## [Written exercise]
Retype the material word for word.

Plotting code records
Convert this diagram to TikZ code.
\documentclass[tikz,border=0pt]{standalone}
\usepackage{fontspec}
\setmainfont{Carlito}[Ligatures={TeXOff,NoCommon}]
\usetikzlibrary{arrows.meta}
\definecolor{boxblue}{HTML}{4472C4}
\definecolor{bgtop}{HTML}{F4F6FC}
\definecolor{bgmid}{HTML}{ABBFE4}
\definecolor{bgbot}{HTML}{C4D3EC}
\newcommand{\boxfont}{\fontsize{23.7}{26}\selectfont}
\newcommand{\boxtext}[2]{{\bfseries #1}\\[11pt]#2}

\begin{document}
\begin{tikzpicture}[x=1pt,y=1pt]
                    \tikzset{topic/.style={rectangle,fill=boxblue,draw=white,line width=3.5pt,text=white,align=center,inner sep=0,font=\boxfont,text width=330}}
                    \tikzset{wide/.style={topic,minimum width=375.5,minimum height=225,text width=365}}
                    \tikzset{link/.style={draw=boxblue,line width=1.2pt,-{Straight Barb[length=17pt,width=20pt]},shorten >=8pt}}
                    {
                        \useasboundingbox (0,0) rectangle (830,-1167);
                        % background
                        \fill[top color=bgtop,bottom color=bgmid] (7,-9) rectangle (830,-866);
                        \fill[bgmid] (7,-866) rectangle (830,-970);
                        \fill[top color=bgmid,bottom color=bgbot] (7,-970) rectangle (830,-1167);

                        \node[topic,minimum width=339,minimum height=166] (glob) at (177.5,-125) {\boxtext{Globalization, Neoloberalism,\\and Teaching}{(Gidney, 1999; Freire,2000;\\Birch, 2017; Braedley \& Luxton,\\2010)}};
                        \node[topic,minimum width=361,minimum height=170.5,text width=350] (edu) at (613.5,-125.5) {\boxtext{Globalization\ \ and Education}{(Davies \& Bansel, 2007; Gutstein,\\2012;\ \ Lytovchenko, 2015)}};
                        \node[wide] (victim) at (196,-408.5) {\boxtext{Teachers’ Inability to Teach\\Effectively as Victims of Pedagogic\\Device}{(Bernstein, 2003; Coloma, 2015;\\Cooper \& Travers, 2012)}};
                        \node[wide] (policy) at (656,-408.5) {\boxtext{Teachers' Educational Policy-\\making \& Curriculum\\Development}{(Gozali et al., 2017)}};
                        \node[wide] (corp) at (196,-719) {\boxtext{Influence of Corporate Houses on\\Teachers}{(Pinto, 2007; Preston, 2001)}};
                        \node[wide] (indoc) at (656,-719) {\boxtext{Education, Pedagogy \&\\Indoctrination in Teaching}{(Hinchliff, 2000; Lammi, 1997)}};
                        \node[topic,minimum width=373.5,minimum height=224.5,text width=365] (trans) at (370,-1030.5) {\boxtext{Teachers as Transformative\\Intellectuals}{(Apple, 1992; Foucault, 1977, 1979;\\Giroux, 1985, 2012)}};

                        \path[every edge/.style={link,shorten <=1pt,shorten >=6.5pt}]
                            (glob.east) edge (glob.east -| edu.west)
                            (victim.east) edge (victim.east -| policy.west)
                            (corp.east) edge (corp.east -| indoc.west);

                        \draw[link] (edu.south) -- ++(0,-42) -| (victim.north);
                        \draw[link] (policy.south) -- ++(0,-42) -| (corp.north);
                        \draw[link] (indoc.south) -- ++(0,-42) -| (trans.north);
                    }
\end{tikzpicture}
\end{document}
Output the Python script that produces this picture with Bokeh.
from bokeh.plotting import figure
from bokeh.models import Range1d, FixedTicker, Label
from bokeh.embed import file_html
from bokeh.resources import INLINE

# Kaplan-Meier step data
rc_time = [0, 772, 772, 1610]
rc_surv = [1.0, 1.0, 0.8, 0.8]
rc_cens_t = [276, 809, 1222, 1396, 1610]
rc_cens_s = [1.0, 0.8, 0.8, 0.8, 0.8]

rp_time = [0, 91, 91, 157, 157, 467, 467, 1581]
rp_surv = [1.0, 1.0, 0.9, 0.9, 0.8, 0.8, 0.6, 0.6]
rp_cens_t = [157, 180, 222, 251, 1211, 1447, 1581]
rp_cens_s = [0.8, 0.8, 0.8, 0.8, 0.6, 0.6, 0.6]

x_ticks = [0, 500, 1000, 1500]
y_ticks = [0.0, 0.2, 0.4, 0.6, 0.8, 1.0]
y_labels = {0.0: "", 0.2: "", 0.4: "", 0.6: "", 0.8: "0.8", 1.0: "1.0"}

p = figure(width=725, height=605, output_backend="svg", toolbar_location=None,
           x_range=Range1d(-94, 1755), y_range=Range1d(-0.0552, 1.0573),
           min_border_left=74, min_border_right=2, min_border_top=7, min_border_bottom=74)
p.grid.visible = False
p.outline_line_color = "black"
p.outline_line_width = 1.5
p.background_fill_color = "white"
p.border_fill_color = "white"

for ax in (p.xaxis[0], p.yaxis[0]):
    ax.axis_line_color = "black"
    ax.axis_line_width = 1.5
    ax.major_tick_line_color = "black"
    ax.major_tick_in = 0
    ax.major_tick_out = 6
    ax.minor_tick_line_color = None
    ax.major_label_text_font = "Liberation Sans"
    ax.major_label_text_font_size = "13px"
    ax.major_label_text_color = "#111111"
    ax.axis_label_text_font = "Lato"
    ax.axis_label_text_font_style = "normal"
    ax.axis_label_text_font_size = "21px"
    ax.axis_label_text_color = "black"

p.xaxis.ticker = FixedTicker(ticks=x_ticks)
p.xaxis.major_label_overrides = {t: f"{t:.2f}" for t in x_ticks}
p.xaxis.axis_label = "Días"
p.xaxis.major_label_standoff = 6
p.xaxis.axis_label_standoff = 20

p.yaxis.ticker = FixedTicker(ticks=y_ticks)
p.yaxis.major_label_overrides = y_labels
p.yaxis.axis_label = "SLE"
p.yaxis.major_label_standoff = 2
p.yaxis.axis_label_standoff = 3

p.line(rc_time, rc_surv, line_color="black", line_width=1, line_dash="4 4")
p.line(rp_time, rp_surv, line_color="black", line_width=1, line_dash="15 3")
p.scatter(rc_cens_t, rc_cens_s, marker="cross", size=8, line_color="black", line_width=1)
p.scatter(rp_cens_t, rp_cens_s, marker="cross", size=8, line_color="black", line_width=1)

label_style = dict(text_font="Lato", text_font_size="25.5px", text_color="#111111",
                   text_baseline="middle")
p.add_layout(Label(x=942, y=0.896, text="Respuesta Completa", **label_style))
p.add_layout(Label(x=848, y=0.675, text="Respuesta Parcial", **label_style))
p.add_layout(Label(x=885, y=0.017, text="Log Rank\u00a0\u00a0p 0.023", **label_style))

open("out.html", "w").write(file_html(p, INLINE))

## [Output below]
Convert this diagram to TikZ code.
\documentclass[tikz,border=0pt]{standalone}
\usepackage{fontspec}
\setmainfont{Carlito}[Ligatures={TeXOff,NoCommon}]
\usetikzlibrary{arrows.meta}
\definecolor{boxblue}{HTML}{4472C4}
\definecolor{bgtop}{HTML}{F4F6FC}
\definecolor{bgmid}{HTML}{ABBFE4}
\definecolor{bgbot}{HTML}{C4D3EC}
\newcommand{\boxfont}{\fontsize{23.7}{26}\selectfont}
\newcommand{\boxtext}[2]{{\bfseries #1}\\[11pt]#2}

\begin{document}
\begin{tikzpicture}[x=1pt,y=1pt]
                    \tikzset{topic/.style={rectangle,fill=boxblue,draw=white,line width=3.5pt,text=white,align=center,inner sep=0,font=\boxfont,text width=330}}
                    \tikzset{wide/.style={topic,minimum width=375.5,minimum height=225,text width=365}}
                    \tikzset{link/.style={draw=boxblue,line width=1.2pt,-{Straight Barb[length=17pt,width=20pt]},shorten >=8pt}}
                    {
                        \useasboundingbox (0,0) rectangle (830,-1167);
                        % background
                        \fill[top color=bgtop,bottom color=bgmid] (7,-9) rectangle (830,-866);
                        \fill[bgmid] (7,-866) rectangle (830,-970);
                        \fill[top color=bgmid,bottom color=bgbot] (7,-970) rectangle (830,-1167);

                        \node[topic,minimum width=339,minimum height=166] (glob) at (177.5,-125) {\boxtext{Globalization, Neoloberalism,\\and Teaching}{(Gidney, 1999; Freire,2000;\\Birch, 2017; Braedley \& Luxton,\\2010)}};
                        \node[topic,minimum width=361,minimum height=170.5,text width=350] (edu) at (613.5,-125.5) {\boxtext{Globalization\ \ and Education}{(Davies \& Bansel, 2007; Gutstein,\\2012;\ \ Lytovchenko, 2015)}};
                        \node[wide] (victim) at (196,-408.5) {\boxtext{Teachers’ Inability to Teach\\Effectively as Victims of Pedagogic\\Device}{(Bernstein, 2003; Coloma, 2015;\\Cooper \& Travers, 2012)}};
                        \node[wide] (policy) at (656,-408.5) {\boxtext{Teachers' Educational Policy-\\making \& Curriculum\\Development}{(Gozali et al., 2017)}};
                        \node[wide] (corp) at (196,-719) {\boxtext{Influence of Corporate Houses on\\Teachers}{(Pinto, 2007; Preston, 2001)}};
                        \node[wide] (indoc) at (656,-719) {\boxtext{Education, Pedagogy \&\\Indoctrination in Teaching}{(Hinchliff, 2000; Lammi, 1997)}};
                        \node[topic,minimum width=373.5,minimum height=224.5,text width=365] (trans) at (370,-1030.5) {\boxtext{Teachers as Transformative\\Intellectuals}{(Apple, 1992; Foucault, 1977, 1979;\\Giroux, 1985, 2012)}};

                        \path[every edge/.style={link,shorten <=1pt,shorten >=6.5pt}]
                            (glob.east) edge (glob.east -| edu.west)
                            (victim.east) edge (victim.east -| policy.west)
                            (corp.east) edge (corp.east -| indoc.west);

                        \draw[link] (edu.south) -- ++(0,-42) -| (victim.north);
                        \draw[link] (policy.south) -- ++(0,-42) -| (corp.north);
                        \draw[link] (indoc.south) -- ++(0,-42) -| (trans.north);
                    }
\end{tikzpicture}
\end{document}
Output the Python script that produces this picture with Bokeh.
from bokeh.plotting import figure
from bokeh.models import Range1d, FixedTicker, Label
from bokeh.embed import file_html
from bokeh.resources import INLINE

# Kaplan-Meier step data
rc_time = [0, 772, 772, 1610]
rc_surv = [1.0, 1.0, 0.8, 0.8]
rc_cens_t = [276, 809, 1222, 1396, 1610]
rc_cens_s = [1.0, 0.8, 0.8, 0.8, 0.8]

rp_time = [0, 91, 91, 157, 157, 467, 467, 1581]
rp_surv = [1.0, 1.0, 0.9, 0.9, 0.8, 0.8, 0.6, 0.6]
rp_cens_t = [157, 180, 222, 251, 1211, 1447, 1581]
rp_cens_s = [0.8, 0.8, 0.8, 0.8, 0.6, 0.6, 0.6]

x_ticks = [0, 500, 1000, 1500]
y_ticks = [0.0, 0.2, 0.4, 0.6, 0.8, 1.0]
y_labels = {0.0: "", 0.2: "", 0.4: "", 0.6: "", 0.8: "0.8", 1.0: "1.0"}

p = figure(width=725, height=605, output_backend="svg", toolbar_location=None,
           x_range=Range1d(-94, 1755), y_range=Range1d(-0.0552, 1.0573),
           min_border_left=74, min_border_right=2, min_border_top=7, min_border_bottom=74)
p.grid.visible = False
p.outline_line_color = "black"
p.outline_line_width = 1.5
p.background_fill_color = "white"
p.border_fill_color = "white"

for ax in (p.xaxis[0], p.yaxis[0]):
    ax.axis_line_color = "black"
    ax.axis_line_width = 1.5
    ax.major_tick_line_color = "black"
    ax.major_tick_in = 0
    ax.major_tick_out = 6
    ax.minor_tick_line_color = None
    ax.major_label_text_font = "Liberation Sans"
    ax.major_label_text_font_size = "13px"
    ax.major_label_text_color = "#111111"
    ax.axis_label_text_font = "Lato"
    ax.axis_label_text_font_style = "normal"
    ax.axis_label_text_font_size = "21px"
    ax.axis_label_text_color = "black"

p.xaxis.ticker = FixedTicker(ticks=x_ticks)
p.xaxis.major_label_overrides = {t: f"{t:.2f}" for t in x_ticks}
p.xaxis.axis_label = "Días"
p.xaxis.major_label_standoff = 6
p.xaxis.axis_label_standoff = 20

p.yaxis.ticker = FixedTicker(ticks=y_ticks)
p.yaxis.major_label_overrides = y_labels
p.yaxis.axis_label = "SLE"
p.yaxis.major_label_standoff = 2
p.yaxis.axis_label_standoff = 3

p.line(rc_time, rc_surv, line_color="black", line_width=1, line_dash="4 4")
p.line(rp_time, rp_surv, line_color="black", line_width=1, line_dash="15 3")
p.scatter(rc_cens_t, rc_cens_s, marker="cross", size=8, line_color="black", line_width=1)
p.scatter(rp_cens_t, rp_cens_s, marker="cross", size=8, line_color="black", line_width=1)

label_style = dict(text_font="Lato", text_font_size="25.5px", text_color="#111111",
                   text_baseline="middle")
p.add_layout(Label(x=942, y=0.896, text="Respuesta Completa", **label_style))
p.add_layout(Label(x=848, y=0.675, text="Respuesta Parcial", **label_style))
p.add_layout(Label(x=885, y=0.017, text="Log Rank\u00a0\u00a0p 0.023", **label_style))

open("out.html", "w").write(file_html(p, INLINE))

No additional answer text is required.